I run campaigns where delivery is as much about the plumbing as the art.

Where I start

Clarify the process. What transitions, who is responsible for each phase, and what “completed” means.

Write the rules. Triggers, schedules, data inputs. The rules are written down, and followed.

Build the runbook. Content matrices and QA steps. The goal is a set of steps that can be repeated by anyone. Heroics are a sign of a broken process.

Run the stress test. Not just “does it load,” but “how does it behave.” I look for the edge cases and the data failures before the public sees them.

Protect the disciplines. Creative, media, tech, and data speak different languages. I ensure the logic is preserved when the content meets the platform. Translation is part of delivery.

Minimise changes that affect timings or margins. Change control and compliance are necessary, but my goal is to keep them from stopping momentum.

Evidence

Examples are anonymised to respect client and agency confidentiality.

Children configuring a digital bedroom

Colours, objects, layouts: hundreds of viable combinations. We defined the logic in a prototype before we built the assets. We tested every path, and every combination. No one had to scramble at go-live.

Brand enforcement as a blocker

Global client with a brand team that reviewed everything. I set up a weekly review starting at the wireframe stage, before any design was locked. Approvals stopped being a late-stage blocker because we didn’t wait until the end to ask.

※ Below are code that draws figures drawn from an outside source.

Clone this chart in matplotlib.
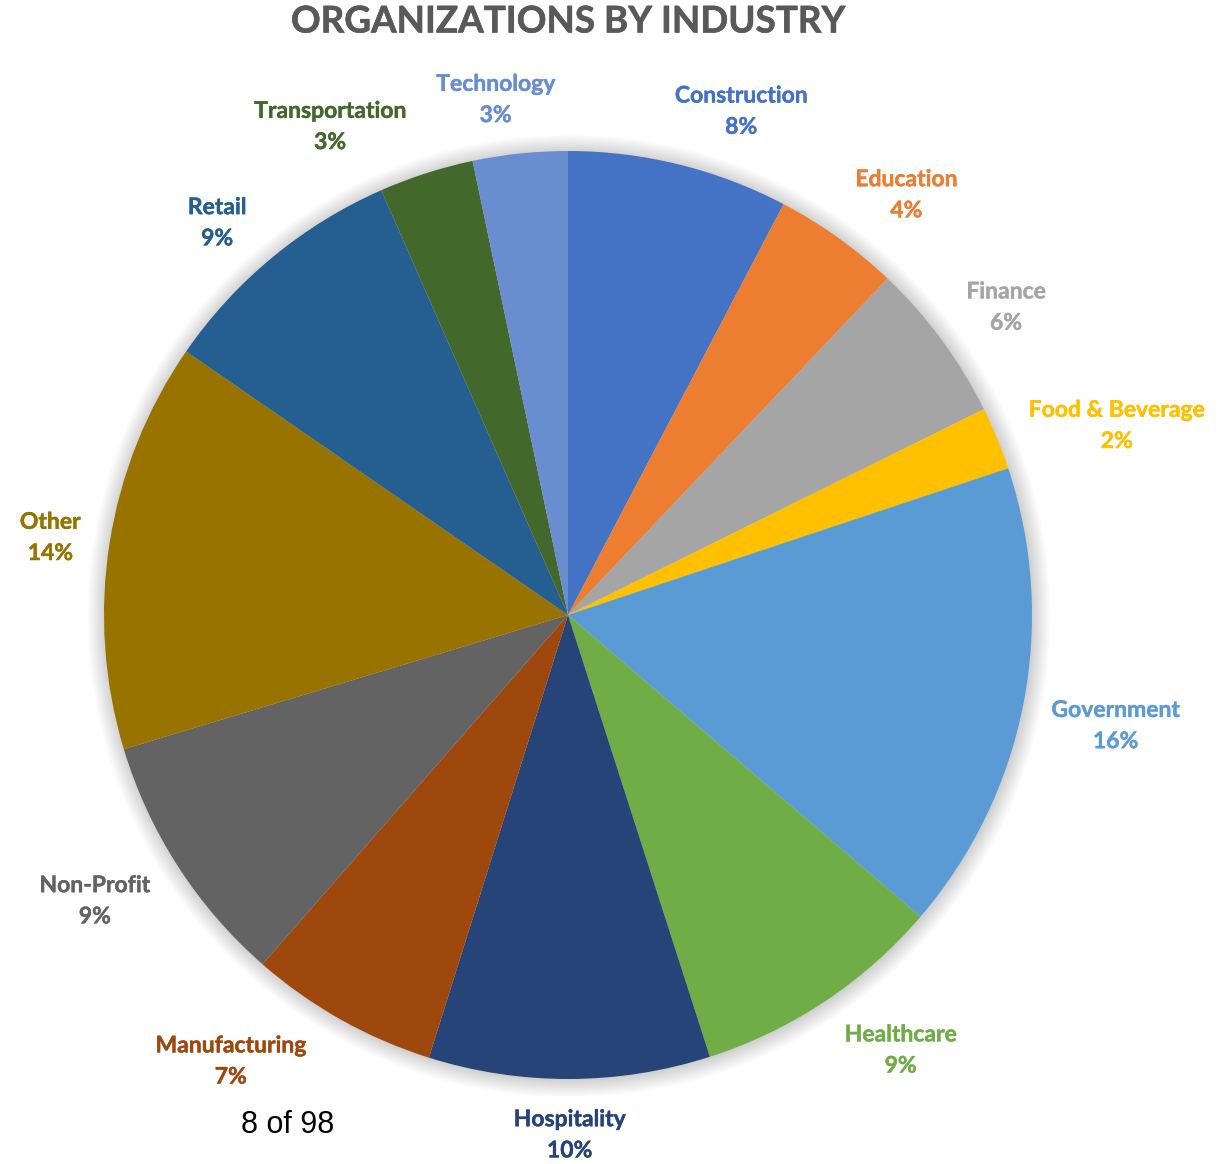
import numpy as np
import matplotlib.pyplot as plt
import matplotlib.patheffects as pe
from matplotlib.patches import Circle

industries = ['Construction', 'Education', 'Finance', 'Food & Beverage', 'Government',
              'Healthcare', 'Hospitality', 'Manufacturing', 'Non-Profit', 'Other',
              'Retail', 'Transportation', 'Technology']
shares = [7.7, 4.4, 5.6, 2.2, 16.4, 8.8, 9.8, 6.6, 8.9, 14.3, 8.8, 3.3, 3.3]
colors = ['#4472C4', '#ED7D31', '#A5A5A5', '#FFC000', '#5B9BD5', '#70AD47', '#264478',
          '#9E480E', '#636363', '#997300', '#255E91', '#43682B', '#698ED0']
title = 'ORGANIZATIONS BY INDUSTRY'
page_note = '8 of 98'

# small angular nudges (deg, clockwise) where labels sit off the slice middle
nudges = [5, 3, 1, 3, 0, -4, 0, 8, 2, 0, -2, -8, -2]

W, H = 1228, 1164
R_PX = 464          # pie radius in pixels
CX, CY = 568, 615   # pie centre in pixels (from top-left)

fig = plt.figure(figsize=(W / 100, H / 100), dpi=100)
ax = fig.add_axes([0, 0, 1, 1])
wedges, _ = ax.pie(shares, colors=colors, startangle=90, counterclock=False,
                   radius=1, wedgeprops=dict(linewidth=0))
ax.set_xlim(-CX / R_PX, (W - CX) / R_PX)
ax.set_ylim(-(H - CY) / R_PX, CY / R_PX)
ax.axis('off')

# soft shadow round the pie
for i in range(16):
    ax.add_patch(Circle((0.002, -0.002), 1 + 0.0025 * i, color='black',
                        alpha=0.012, lw=0, zorder=0))

total = sum(shares)
renderer = fig.canvas.get_renderer()
gap = 26
for w, name, val, col, nd in zip(wedges, industries, shares, colors, nudges):
    mid = np.deg2rad((w.theta1 + w.theta2) / 2 - nd)
    ux, uy = np.cos(mid), np.sin(mid)
    t = ax.text(0, 0, f'{name}\n{val / total * 100:.0f}%', ha='center', va='center',
                color=col, fontsize=16.5, fontweight='bold', family='Lato',
                linespacing=1.6,
                path_effects=[pe.withStroke(linewidth=0.3, foreground=col)])
    bb = t.get_window_extent(renderer)
    hw, hh = bb.width / 2, bb.height / 2
    d = (R_PX + gap + hw * abs(ux) + hh * abs(uy)) / R_PX
    t.set_position((d * ux, d * uy - 4 / R_PX))

fig.text(CX / W, 1 - 22 / H, title, ha='center', va='center', color='#595959',
         fontsize=26.5, fontweight='bold', family='Lato',
         path_effects=[pe.withStroke(linewidth=0.4, foreground='#595959')])
fig.text(288 / W, 1 - 1125 / H, page_note, ha='center', va='center', color='black',
         fontsize=22, family='Liberation Sans')

fig.savefig('out.png', dpi=100)
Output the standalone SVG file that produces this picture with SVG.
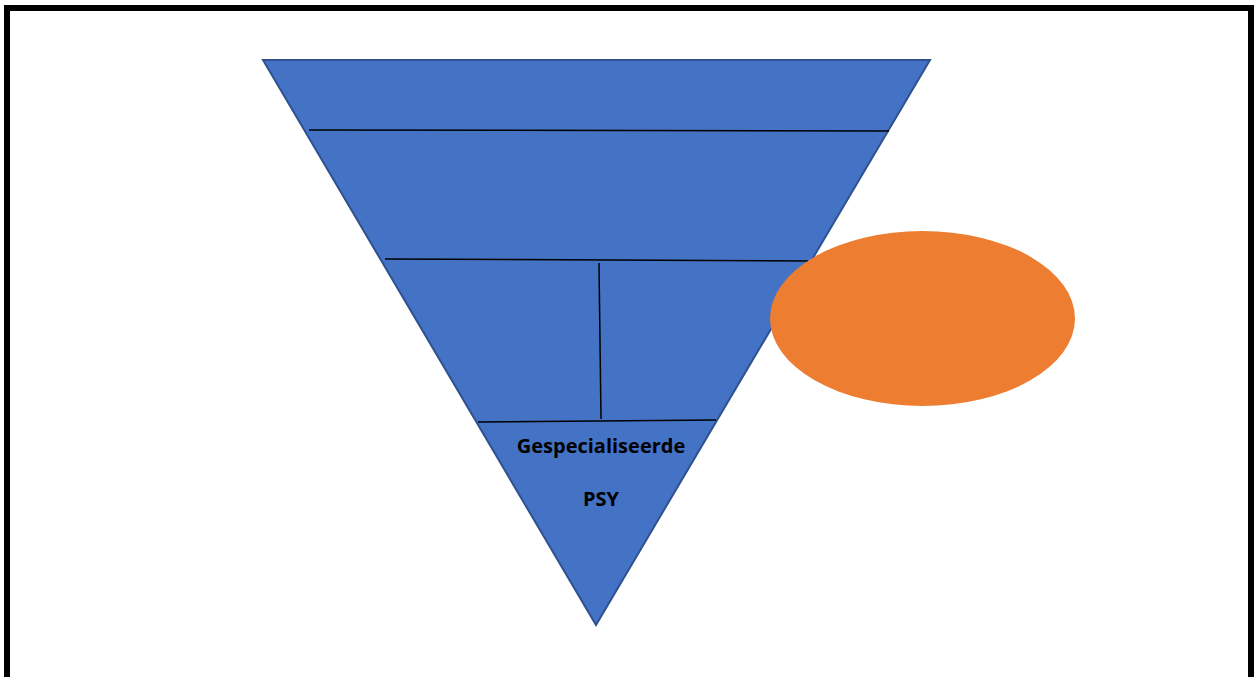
<svg xmlns="http://www.w3.org/2000/svg" width="1254" height="677" viewBox="0 0 1254 677">
<style>
.tri{fill:#4472C4;stroke:#2F528F;stroke-width:2}
.ln{stroke:#000;stroke-width:1.5;fill:none}
.lbl{font-family:"Open Sans","Liberation Sans",sans-serif;font-weight:bold;font-size:20px;fill:#000;text-anchor:middle}
</style>
<rect x="0" y="0" width="1254" height="677" fill="#fff"/>
<rect x="7" y="8" width="1244" height="700" fill="none" stroke="#000" stroke-width="6"/>
<g id="pyramid">
<polygon class="tri" points="263,60 930,60 596,625"/>
</g>
<g id="connectors">
<line class="ln" x1="309" y1="130" x2="889" y2="131"/>
<line class="ln" x1="385" y1="259" x2="808" y2="261"/>
<line class="ln" x1="599" y1="263" x2="601" y2="419"/>
<line class="ln" x1="478" y1="422" x2="716" y2="420"/>
</g>
<g id="ellipse">
<ellipse cx="922.5" cy="318.5" rx="152.5" ry="87.5" fill="#ED7D31"/>
</g>
<g id="label">
<text class="lbl" x="601" y="453">Gespecialiseerde</text>
<text class="lbl" x="601" y="506">PSY</text>
</g>
</svg>
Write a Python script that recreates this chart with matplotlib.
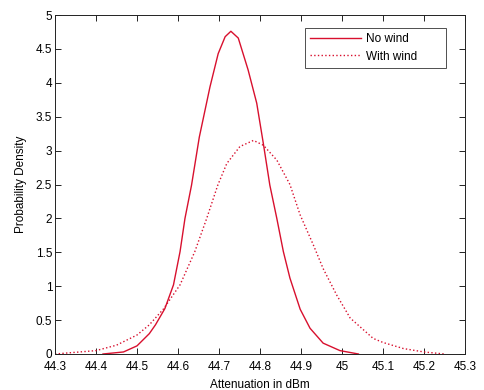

Delivery model as a black box

Major account where trust was eroding between the agency and the client. No one could see how work moved between specialists or where it was at any moment. I built a shared workflow view that everyone could see. The relationship held firm because the chaos stopped.

Rights issue 48 hours before launch

My team managed a bespoke interactive build for a seasonal launch. Late in the process, a rights issue surfaced for the image of a London black cab. I contacted the licensing body directly, negotiated a one-time usage fee, and had clearance in 48 hours.